§ STORED DATA
━━━━━━━━

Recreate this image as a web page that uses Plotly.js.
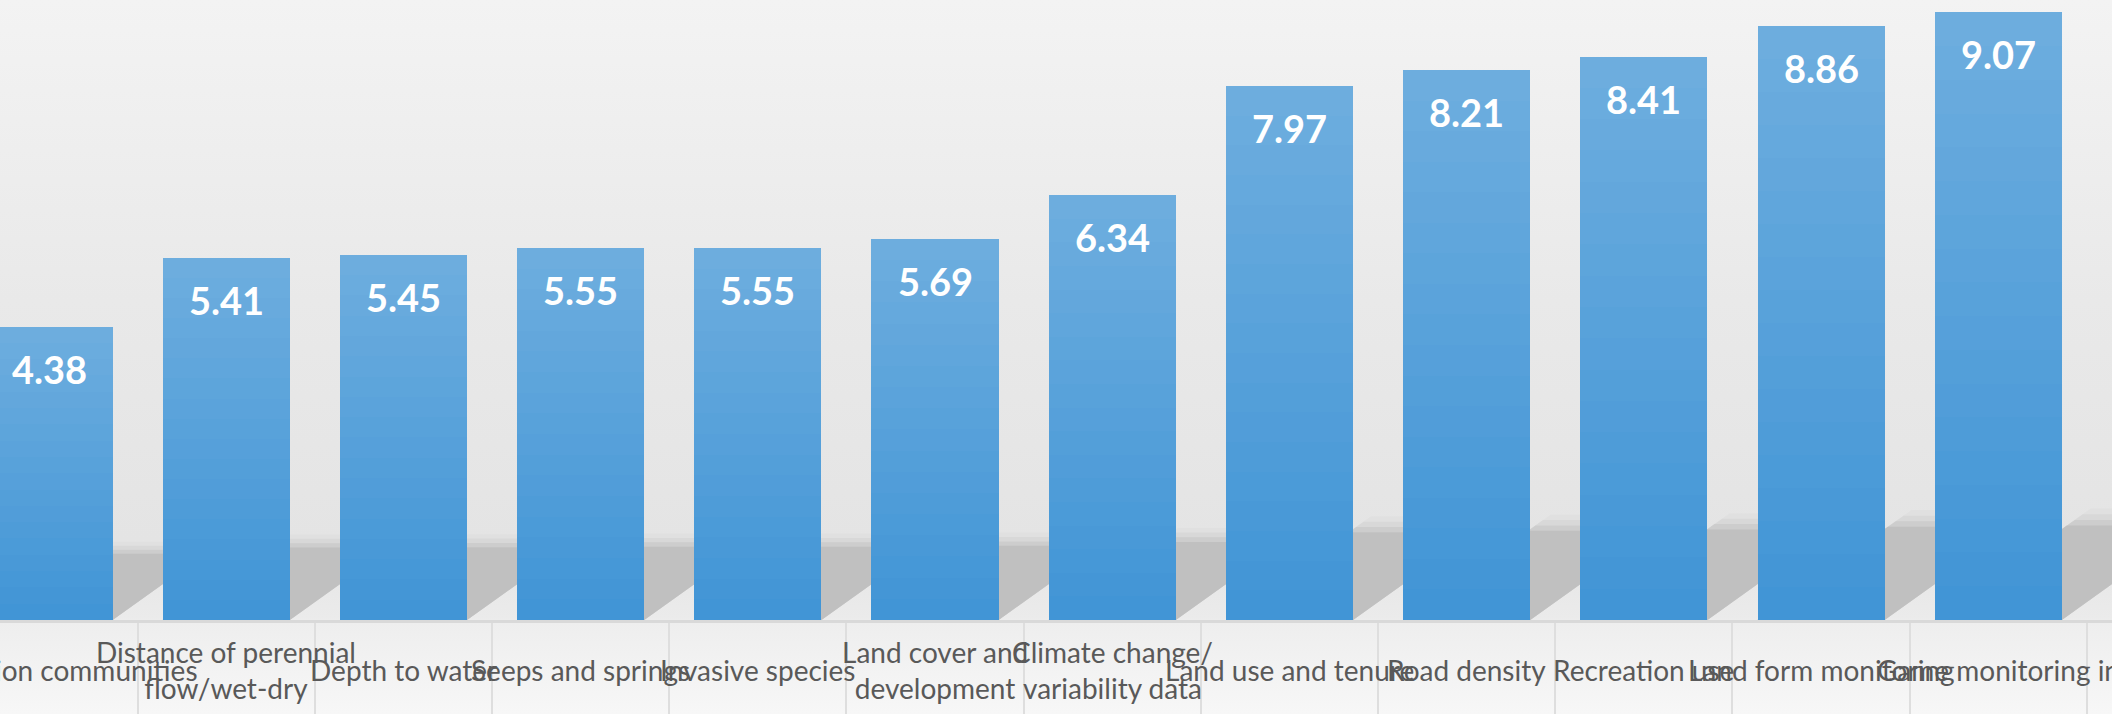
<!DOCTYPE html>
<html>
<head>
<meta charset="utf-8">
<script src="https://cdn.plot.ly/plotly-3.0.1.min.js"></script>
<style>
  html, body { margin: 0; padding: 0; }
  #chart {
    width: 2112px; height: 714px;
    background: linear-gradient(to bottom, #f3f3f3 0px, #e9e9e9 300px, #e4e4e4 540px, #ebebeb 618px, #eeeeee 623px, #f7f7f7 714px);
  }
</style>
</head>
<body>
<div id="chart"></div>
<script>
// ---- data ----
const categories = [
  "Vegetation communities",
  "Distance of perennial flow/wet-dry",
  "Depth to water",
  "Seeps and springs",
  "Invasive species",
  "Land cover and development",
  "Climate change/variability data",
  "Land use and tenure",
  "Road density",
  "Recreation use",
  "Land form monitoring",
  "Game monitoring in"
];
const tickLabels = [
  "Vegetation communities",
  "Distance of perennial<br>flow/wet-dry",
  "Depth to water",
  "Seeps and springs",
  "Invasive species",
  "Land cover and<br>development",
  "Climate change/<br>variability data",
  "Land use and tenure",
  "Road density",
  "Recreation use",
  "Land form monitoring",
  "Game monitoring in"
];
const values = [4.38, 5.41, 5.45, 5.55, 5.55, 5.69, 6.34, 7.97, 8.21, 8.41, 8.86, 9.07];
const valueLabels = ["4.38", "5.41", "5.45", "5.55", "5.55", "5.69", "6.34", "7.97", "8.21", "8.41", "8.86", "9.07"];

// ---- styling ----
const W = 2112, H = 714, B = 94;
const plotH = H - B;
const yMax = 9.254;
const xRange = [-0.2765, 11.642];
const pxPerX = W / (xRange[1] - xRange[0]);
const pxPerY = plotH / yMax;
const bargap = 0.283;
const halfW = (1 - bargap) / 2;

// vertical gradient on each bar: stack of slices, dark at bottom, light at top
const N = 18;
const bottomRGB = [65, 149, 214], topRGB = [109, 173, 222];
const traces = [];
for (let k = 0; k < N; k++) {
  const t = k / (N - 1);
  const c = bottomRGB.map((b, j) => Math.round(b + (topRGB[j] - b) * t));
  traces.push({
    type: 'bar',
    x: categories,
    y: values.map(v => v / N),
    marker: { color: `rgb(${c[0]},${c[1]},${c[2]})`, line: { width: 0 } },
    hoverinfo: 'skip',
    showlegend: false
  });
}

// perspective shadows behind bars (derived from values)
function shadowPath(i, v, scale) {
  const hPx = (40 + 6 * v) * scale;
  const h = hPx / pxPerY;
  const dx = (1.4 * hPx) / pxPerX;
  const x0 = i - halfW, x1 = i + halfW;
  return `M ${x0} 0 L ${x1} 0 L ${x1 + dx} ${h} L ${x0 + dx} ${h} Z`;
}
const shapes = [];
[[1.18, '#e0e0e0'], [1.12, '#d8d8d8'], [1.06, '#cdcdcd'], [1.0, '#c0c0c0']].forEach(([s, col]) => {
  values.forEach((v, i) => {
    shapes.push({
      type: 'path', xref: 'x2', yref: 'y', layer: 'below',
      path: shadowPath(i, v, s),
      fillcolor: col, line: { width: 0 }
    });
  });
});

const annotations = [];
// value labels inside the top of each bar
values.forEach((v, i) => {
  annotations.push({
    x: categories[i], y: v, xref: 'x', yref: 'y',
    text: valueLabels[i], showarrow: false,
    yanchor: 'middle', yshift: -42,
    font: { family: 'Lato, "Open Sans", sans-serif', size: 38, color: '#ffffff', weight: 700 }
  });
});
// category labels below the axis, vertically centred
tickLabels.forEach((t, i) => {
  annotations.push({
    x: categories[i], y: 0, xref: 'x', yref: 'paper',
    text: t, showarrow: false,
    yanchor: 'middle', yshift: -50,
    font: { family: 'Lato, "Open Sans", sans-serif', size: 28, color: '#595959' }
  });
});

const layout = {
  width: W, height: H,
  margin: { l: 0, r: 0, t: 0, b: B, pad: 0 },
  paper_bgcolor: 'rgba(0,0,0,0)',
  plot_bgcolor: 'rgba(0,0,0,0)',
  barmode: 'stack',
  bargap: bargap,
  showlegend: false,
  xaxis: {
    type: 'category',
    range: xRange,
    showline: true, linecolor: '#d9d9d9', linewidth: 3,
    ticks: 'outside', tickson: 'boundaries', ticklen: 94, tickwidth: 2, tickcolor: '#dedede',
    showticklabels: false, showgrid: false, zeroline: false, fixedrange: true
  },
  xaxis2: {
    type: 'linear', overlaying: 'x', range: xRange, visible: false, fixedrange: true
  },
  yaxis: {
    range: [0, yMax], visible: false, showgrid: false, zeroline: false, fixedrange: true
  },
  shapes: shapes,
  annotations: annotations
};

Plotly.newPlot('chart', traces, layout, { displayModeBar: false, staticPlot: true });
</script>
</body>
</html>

━━━━━━━━

§ REQUIRED WORK
Retype the whole listing, keeping every line identical and omitting all pictures.

§ PROBLEM SOLUTION
Recreate this image as a web page that uses Plotly.js.
<!DOCTYPE html>
<html>
<head>
<meta charset="utf-8">
<script src="https://cdn.plot.ly/plotly-3.0.1.min.js"></script>
<style>
  html, body { margin: 0; padding: 0; }
  #chart {
    width: 2112px; height: 714px;
    background: linear-gradient(to bottom, #f3f3f3 0px, #e9e9e9 300px, #e4e4e4 540px, #ebebeb 618px, #eeeeee 623px, #f7f7f7 714px);
  }
</style>
</head>
<body>
<div id="chart"></div>
<script>
// ---- data ----
const categories = [
  "Vegetation communities",
  "Distance of perennial flow/wet-dry",
  "Depth to water",
  "Seeps and springs",
  "Invasive species",
  "Land cover and development",
  "Climate change/variability data",
  "Land use and tenure",
  "Road density",
  "Recreation use",
  "Land form monitoring",
  "Game monitoring in"
];
const tickLabels = [
  "Vegetation communities",
  "Distance of perennial<br>flow/wet-dry",
  "Depth to water",
  "Seeps and springs",
  "Invasive species",
  "Land cover and<br>development",
  "Climate change/<br>variability data",
  "Land use and tenure",
  "Road density",
  "Recreation use",
  "Land form monitoring",
  "Game monitoring in"
];
const values = [4.38, 5.41, 5.45, 5.55, 5.55, 5.69, 6.34, 7.97, 8.21, 8.41, 8.86, 9.07];
const valueLabels = ["4.38", "5.41", "5.45", "5.55", "5.55", "5.69", "6.34", "7.97", "8.21", "8.41", "8.86", "9.07"];

// ---- styling ----
const W = 2112, H = 714, B = 94;
const plotH = H - B;
const yMax = 9.254;
const xRange = [-0.2765, 11.642];
const pxPerX = W / (xRange[1] - xRange[0]);
const pxPerY = plotH / yMax;
const bargap = 0.283;
const halfW = (1 - bargap) / 2;

// vertical gradient on each bar: stack of slices, dark at bottom, light at top
const N = 18;
const bottomRGB = [65, 149, 214], topRGB = [109, 173, 222];
const traces = [];
for (let k = 0; k < N; k++) {
  const t = k / (N - 1);
  const c = bottomRGB.map((b, j) => Math.round(b + (topRGB[j] - b) * t));
  traces.push({
    type: 'bar',
    x: categories,
    y: values.map(v => v / N),
    marker: { color: `rgb(${c[0]},${c[1]},${c[2]})`, line: { width: 0 } },
    hoverinfo: 'skip',
    showlegend: false
  });
}

// perspective shadows behind bars (derived from values)
function shadowPath(i, v, scale) {
  const hPx = (40 + 6 * v) * scale;
  const h = hPx / pxPerY;
  const dx = (1.4 * hPx) / pxPerX;
  const x0 = i - halfW, x1 = i + halfW;
  return `M ${x0} 0 L ${x1} 0 L ${x1 + dx} ${h} L ${x0 + dx} ${h} Z`;
}
const shapes = [];
[[1.18, '#e0e0e0'], [1.12, '#d8d8d8'], [1.06, '#cdcdcd'], [1.0, '#c0c0c0']].forEach(([s, col]) => {
  values.forEach((v, i) => {
    shapes.push({
      type: 'path', xref: 'x2', yref: 'y', layer: 'below',
      path: shadowPath(i, v, s),
      fillcolor: col, line: { width: 0 }
    });
  });
});

const annotations = [];
// value labels inside the top of each bar
values.forEach((v, i) => {
  annotations.push({
    x: categories[i], y: v, xref: 'x', yref: 'y',
    text: valueLabels[i], showarrow: false,
    yanchor: 'middle', yshift: -42,
    font: { family: 'Lato, "Open Sans", sans-serif', size: 38, color: '#ffffff', weight: 700 }
  });
});
// category labels below the axis, vertically centred
tickLabels.forEach((t, i) => {
  annotations.push({
    x: categories[i], y: 0, xref: 'x', yref: 'paper',
    text: t, showarrow: false,
    yanchor: 'middle', yshift: -50,
    font: { family: 'Lato, "Open Sans", sans-serif', size: 28, color: '#595959' }
  });
});

const layout = {
  width: W, height: H,
  margin: { l: 0, r: 0, t: 0, b: B, pad: 0 },
  paper_bgcolor: 'rgba(0,0,0,0)',
  plot_bgcolor: 'rgba(0,0,0,0)',
  barmode: 'stack',
  bargap: bargap,
  showlegend: false,
  xaxis: {
    type: 'category',
    range: xRange,
    showline: true, linecolor: '#d9d9d9', linewidth: 3,
    ticks: 'outside', tickson: 'boundaries', ticklen: 94, tickwidth: 2, tickcolor: '#dedede',
    showticklabels: false, showgrid: false, zeroline: false, fixedrange: true
  },
  xaxis2: {
    type: 'linear', overlaying: 'x', range: xRange, visible: false, fixedrange: true
  },
  yaxis: {
    range: [0, yMax], visible: false, showgrid: false, zeroline: false, fixedrange: true
  },
  shapes: shapes,
  annotations: annotations
};

Plotly.newPlot('chart', traces, layout, { displayModeBar: false, staticPlot: true });
</script>
</body>
</html>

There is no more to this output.